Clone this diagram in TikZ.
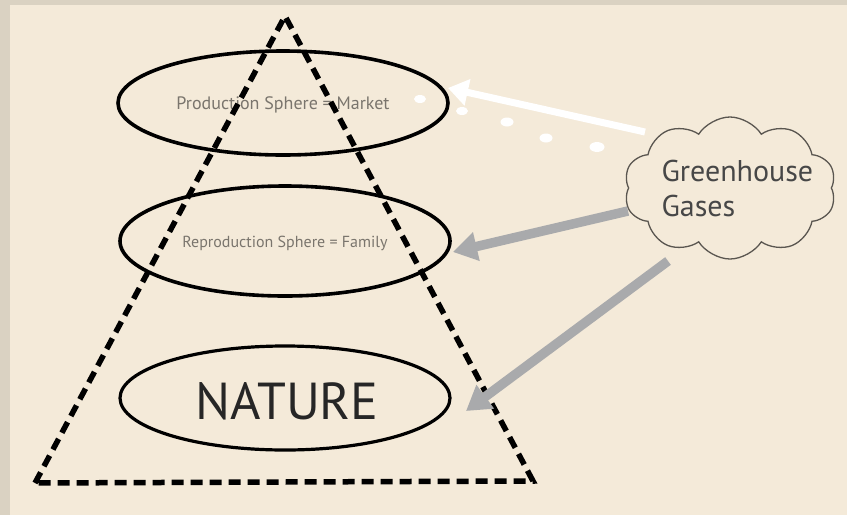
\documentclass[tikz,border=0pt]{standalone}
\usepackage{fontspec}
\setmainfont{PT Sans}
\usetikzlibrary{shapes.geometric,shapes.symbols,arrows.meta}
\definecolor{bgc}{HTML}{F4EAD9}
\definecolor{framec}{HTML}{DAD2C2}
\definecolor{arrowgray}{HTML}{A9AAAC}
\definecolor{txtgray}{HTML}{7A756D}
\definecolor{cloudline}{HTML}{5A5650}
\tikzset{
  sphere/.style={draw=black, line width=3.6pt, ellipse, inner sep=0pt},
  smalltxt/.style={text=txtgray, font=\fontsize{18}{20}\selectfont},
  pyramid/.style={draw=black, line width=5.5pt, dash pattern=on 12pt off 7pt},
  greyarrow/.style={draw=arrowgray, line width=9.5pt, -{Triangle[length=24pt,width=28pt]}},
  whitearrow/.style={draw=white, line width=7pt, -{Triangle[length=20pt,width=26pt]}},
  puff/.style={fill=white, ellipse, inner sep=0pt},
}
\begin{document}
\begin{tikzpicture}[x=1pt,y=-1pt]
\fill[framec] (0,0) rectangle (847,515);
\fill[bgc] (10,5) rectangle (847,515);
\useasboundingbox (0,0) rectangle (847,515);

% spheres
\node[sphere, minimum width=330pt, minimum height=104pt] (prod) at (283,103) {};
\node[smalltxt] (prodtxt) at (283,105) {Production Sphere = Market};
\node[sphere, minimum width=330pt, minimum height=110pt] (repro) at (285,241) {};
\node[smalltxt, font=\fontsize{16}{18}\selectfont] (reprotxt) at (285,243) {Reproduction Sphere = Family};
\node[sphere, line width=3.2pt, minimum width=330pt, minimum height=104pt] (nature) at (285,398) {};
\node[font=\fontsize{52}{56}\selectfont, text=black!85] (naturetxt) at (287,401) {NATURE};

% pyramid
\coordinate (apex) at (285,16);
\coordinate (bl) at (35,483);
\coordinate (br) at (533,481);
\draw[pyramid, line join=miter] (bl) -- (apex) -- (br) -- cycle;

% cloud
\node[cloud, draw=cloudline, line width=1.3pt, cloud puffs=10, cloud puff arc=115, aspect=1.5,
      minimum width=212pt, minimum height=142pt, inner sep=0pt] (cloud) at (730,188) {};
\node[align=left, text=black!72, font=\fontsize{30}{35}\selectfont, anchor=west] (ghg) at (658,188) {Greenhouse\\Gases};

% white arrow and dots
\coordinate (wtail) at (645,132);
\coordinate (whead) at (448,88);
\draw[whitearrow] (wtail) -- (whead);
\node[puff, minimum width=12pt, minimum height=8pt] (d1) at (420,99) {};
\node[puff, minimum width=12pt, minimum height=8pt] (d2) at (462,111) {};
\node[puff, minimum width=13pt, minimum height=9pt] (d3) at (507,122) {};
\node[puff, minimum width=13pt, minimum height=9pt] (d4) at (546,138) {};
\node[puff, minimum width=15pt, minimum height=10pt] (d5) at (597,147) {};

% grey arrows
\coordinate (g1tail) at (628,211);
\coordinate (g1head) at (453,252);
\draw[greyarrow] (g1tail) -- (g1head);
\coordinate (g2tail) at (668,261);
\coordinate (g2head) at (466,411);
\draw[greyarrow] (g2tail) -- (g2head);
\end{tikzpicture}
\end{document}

....

### Requirement
Give all the lines above again, character for character, without pictures.

### Complete response
Clone this diagram in TikZ.
\documentclass[tikz,border=0pt]{standalone}
\usepackage{fontspec}
\setmainfont{PT Sans}
\usetikzlibrary{shapes.geometric,shapes.symbols,arrows.meta}
\definecolor{bgc}{HTML}{F4EAD9}
\definecolor{framec}{HTML}{DAD2C2}
\definecolor{arrowgray}{HTML}{A9AAAC}
\definecolor{txtgray}{HTML}{7A756D}
\definecolor{cloudline}{HTML}{5A5650}
\tikzset{
  sphere/.style={draw=black, line width=3.6pt, ellipse, inner sep=0pt},
  smalltxt/.style={text=txtgray, font=\fontsize{18}{20}\selectfont},
  pyramid/.style={draw=black, line width=5.5pt, dash pattern=on 12pt off 7pt},
  greyarrow/.style={draw=arrowgray, line width=9.5pt, -{Triangle[length=24pt,width=28pt]}},
  whitearrow/.style={draw=white, line width=7pt, -{Triangle[length=20pt,width=26pt]}},
  puff/.style={fill=white, ellipse, inner sep=0pt},
}
\begin{document}
\begin{tikzpicture}[x=1pt,y=-1pt]
\fill[framec] (0,0) rectangle (847,515);
\fill[bgc] (10,5) rectangle (847,515);
\useasboundingbox (0,0) rectangle (847,515);

% spheres
\node[sphere, minimum width=330pt, minimum height=104pt] (prod) at (283,103) {};
\node[smalltxt] (prodtxt) at (283,105) {Production Sphere = Market};
\node[sphere, minimum width=330pt, minimum height=110pt] (repro) at (285,241) {};
\node[smalltxt, font=\fontsize{16}{18}\selectfont] (reprotxt) at (285,243) {Reproduction Sphere = Family};
\node[sphere, line width=3.2pt, minimum width=330pt, minimum height=104pt] (nature) at (285,398) {};
\node[font=\fontsize{52}{56}\selectfont, text=black!85] (naturetxt) at (287,401) {NATURE};

% pyramid
\coordinate (apex) at (285,16);
\coordinate (bl) at (35,483);
\coordinate (br) at (533,481);
\draw[pyramid, line join=miter] (bl) -- (apex) -- (br) -- cycle;

% cloud
\node[cloud, draw=cloudline, line width=1.3pt, cloud puffs=10, cloud puff arc=115, aspect=1.5,
      minimum width=212pt, minimum height=142pt, inner sep=0pt] (cloud) at (730,188) {};
\node[align=left, text=black!72, font=\fontsize{30}{35}\selectfont, anchor=west] (ghg) at (658,188) {Greenhouse\\Gases};

% white arrow and dots
\coordinate (wtail) at (645,132);
\coordinate (whead) at (448,88);
\draw[whitearrow] (wtail) -- (whead);
\node[puff, minimum width=12pt, minimum height=8pt] (d1) at (420,99) {};
\node[puff, minimum width=12pt, minimum height=8pt] (d2) at (462,111) {};
\node[puff, minimum width=13pt, minimum height=9pt] (d3) at (507,122) {};
\node[puff, minimum width=13pt, minimum height=9pt] (d4) at (546,138) {};
\node[puff, minimum width=15pt, minimum height=10pt] (d5) at (597,147) {};

% grey arrows
\coordinate (g1tail) at (628,211);
\coordinate (g1head) at (453,252);
\draw[greyarrow] (g1tail) -- (g1head);
\coordinate (g2tail) at (668,261);
\coordinate (g2head) at (466,411);
\draw[greyarrow] (g2tail) -- (g2head);
\end{tikzpicture}
\end{document}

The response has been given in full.